After the deadliest week in the country's modern history, the reappearance of the embattled dictator threatens to inflame political tensions. More than 1,000 people have reportedly been killed since last Wednesday.
The announcement of Mubarak's release enraged Islamists. During Morsi's presidency, the Muslim Brotherhood was keen to keep Mubarak locked up. In the wake of the July 3 military takeover that removed the Brotherhood from power, his release will likely bolster the Islamists' claims that the old regime is making a comeback.
Many of the new government's leaders also served under Mubarak. Egypt's army chief, Gen. Abdel Fattah el-Sissi, was Mubarak's head of intelligence and the interim president, Adly Mansour, was recently promoted by Mubarak.
But the Islamists are not alone. Mubarak's release deals a dramatic blow to all supporters of the 2011 revolution.
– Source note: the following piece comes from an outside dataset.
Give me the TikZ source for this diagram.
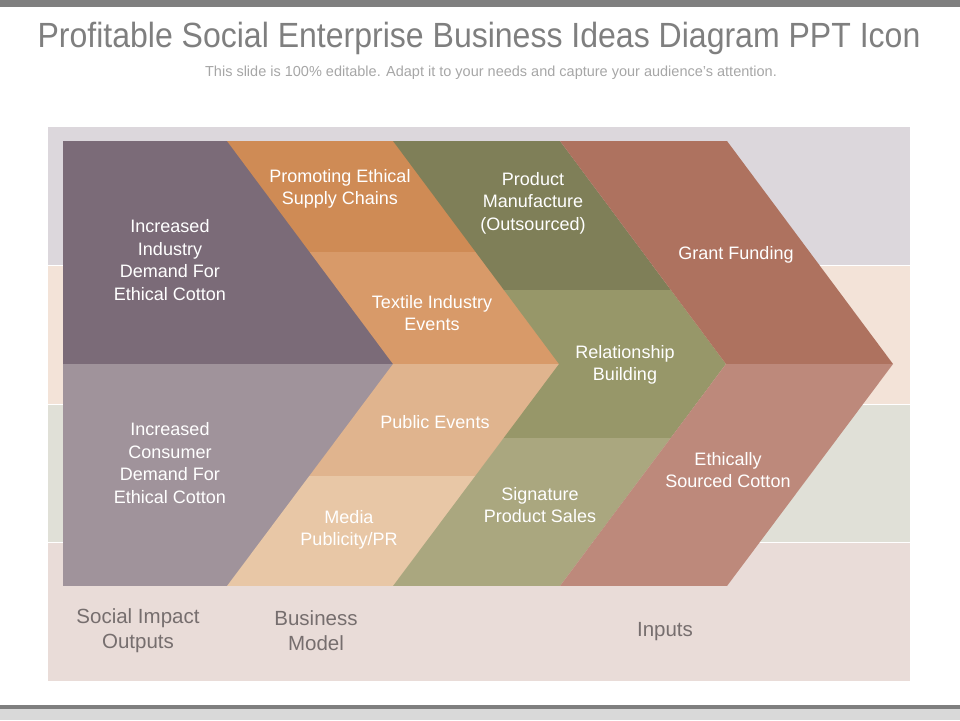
\documentclass[tikz,border=0pt]{standalone}
\usepackage{fontspec}
\setmainfont{Liberation Sans}
\newfontfamily\titlefont[FakeStretch=0.915]{Liberation Sans}
\usepackage{xcolor}
\usepackage{tikz}

\definecolor{bargray}{HTML}{7F7F7F}
\definecolor{footgray}{HTML}{D9D9D9}
\definecolor{titlegray}{HTML}{7F7F7F}
\definecolor{subgray}{HTML}{A6A6A6}
\definecolor{capgray}{HTML}{766E6E}
\definecolor{bandA}{HTML}{DCD7DC}
\definecolor{bandB}{HTML}{F3E3D8}
\definecolor{bandC}{HTML}{E0E0D7}
\definecolor{bandD}{HTML}{E9DCD8}
\definecolor{plumdark}{HTML}{7B6B78}
\definecolor{plumlight}{HTML}{A0939B}
\definecolor{orangeA}{HTML}{CF8B55}
\definecolor{orangeB}{HTML}{D89A69}
\definecolor{orangeC}{HTML}{E0B48E}
\definecolor{orangeD}{HTML}{E8C7A6}
\definecolor{oliveA}{HTML}{7F7F58}
\definecolor{oliveB}{HTML}{979769}
\definecolor{oliveC}{HTML}{AAA77F}
\definecolor{rustdark}{HTML}{AE725F}
\definecolor{rustlight}{HTML}{BD897B}

% chevron with its left edge starting at x=#1 (1pt overlap to the left)
\newcommand{\chevpath}[1]{(#1-1,141) -- (#1+166,141) -- (#1+332,364) -- (#1+166,586) -- (#1-1,586) -- (#1+165,364) -- cycle}

\begin{document}
\begin{tikzpicture}[x=1pt, y=-1pt,
		lbl/.style={text=white, align=center, font=\fontsize{18}{22.5}\selectfont},
		caption/.style={text=capgray, align=center, font=\fontsize{20.5}{25}\selectfont}]
\useasboundingbox (0,0) rectangle (960,720);

% slide frame
\fill[bargray] (0,0) rectangle (960,7);
\fill[bargray] (0,705) rectangle (960,709);
\fill[footgray] (0,709) rectangle (960,720);

\node[font=\titlefont\fontsize{35}{40}\selectfont, text=titlegray, anchor=base] (title) at (479,47)
	{Profitable Social Enterprise Business Ideas Diagram PPT Icon};
\node[font=\fontsize{14.5}{16}\selectfont, text=subgray, anchor=base] (subtitle) at (491,76)
	{This slide is 100\% editable. Adapt it to your needs and capture your audience's attention.};

% background bands
\fill[bandA] (48,127) rectangle (910,265);
\fill[bandB] (48,266) rectangle (910,404);
\fill[bandC] (48,405) rectangle (910,542);
\fill[bandD] (48,543) rectangle (910,681);

% social impact column
\begin{scope}
	\clip (63,141) -- (228,141) -- (394,364) -- (228,586) -- (63,586) -- cycle;
	\fill[plumdark] (0,141) rectangle (960,364);
	\fill[plumlight] (0,364) rectangle (960,586);
\end{scope}

% business model column
\begin{scope}
	\clip \chevpath{228};
	\fill[orangeA] (0,141) rectangle (960,252);
	\fill[orangeB] (0,252) rectangle (960,364);
	\fill[orangeC] (0,364) rectangle (960,476);
	\fill[orangeD] (0,476) rectangle (960,586);
\end{scope}

% inputs columns
\begin{scope}
	\clip \chevpath{394};
	\fill[oliveA] (0,141) rectangle (960,290);
	\fill[oliveB] (0,290) rectangle (960,438);
	\fill[oliveC] (0,438) rectangle (960,586);
\end{scope}
\begin{scope}
	\clip \chevpath{561};
	\fill[rustdark] (0,141) rectangle (960,364);
	\fill[rustlight] (0,364) rectangle (960,586);
\end{scope}

\node[lbl] (industry) at (170,260) {Increased\\Industry\\Demand For\\Ethical Cotton};
\node[lbl] (consumer) at (170,463) {Increased\\Consumer\\Demand For\\Ethical Cotton};
\node[lbl] (supply) at (340,189) {Promoting Ethical\\Supply Chains};
\node[lbl] (textile) at (432,313) {Textile Industry\\Events};
\node[lbl] (public) at (435,422) {Public Events};
\node[lbl] (media) at (349,530) {Media\\Publicity/PR};
\node[lbl] (manufacture) at (533,203) {Product\\Manufacture\\(Outsourced)};
\node[lbl] (relation) at (625,365) {Relationship\\Building};
\node[lbl] (signature) at (540,505) {Signature\\Product Sales};
\node[lbl] (grant) at (736,255) {Grant Funding};
\node[lbl] (sourced) at (728,470) {Ethically\\Sourced Cotton};

\node[caption] (outputs) at (138,630.5) {Social Impact\\Outputs};
\node[caption] (model) at (316,630.5) {Business\\Model};
\node[caption] (inputs) at (665,632) {Inputs};
\end{tikzpicture}
\end{document}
"It'll cancel everything we did for the past year, the past two years," an Egyptian man in Cairo's Zamalek neighborhood told ABC News today. "It'll cancel everything we've been through - all the killing, all the bloodshed - it's devastating."
He added, "I'm expecting a second revolution for that."
Meanwhile, two more senior Muslim Brotherhood leaders were arrested earlier today.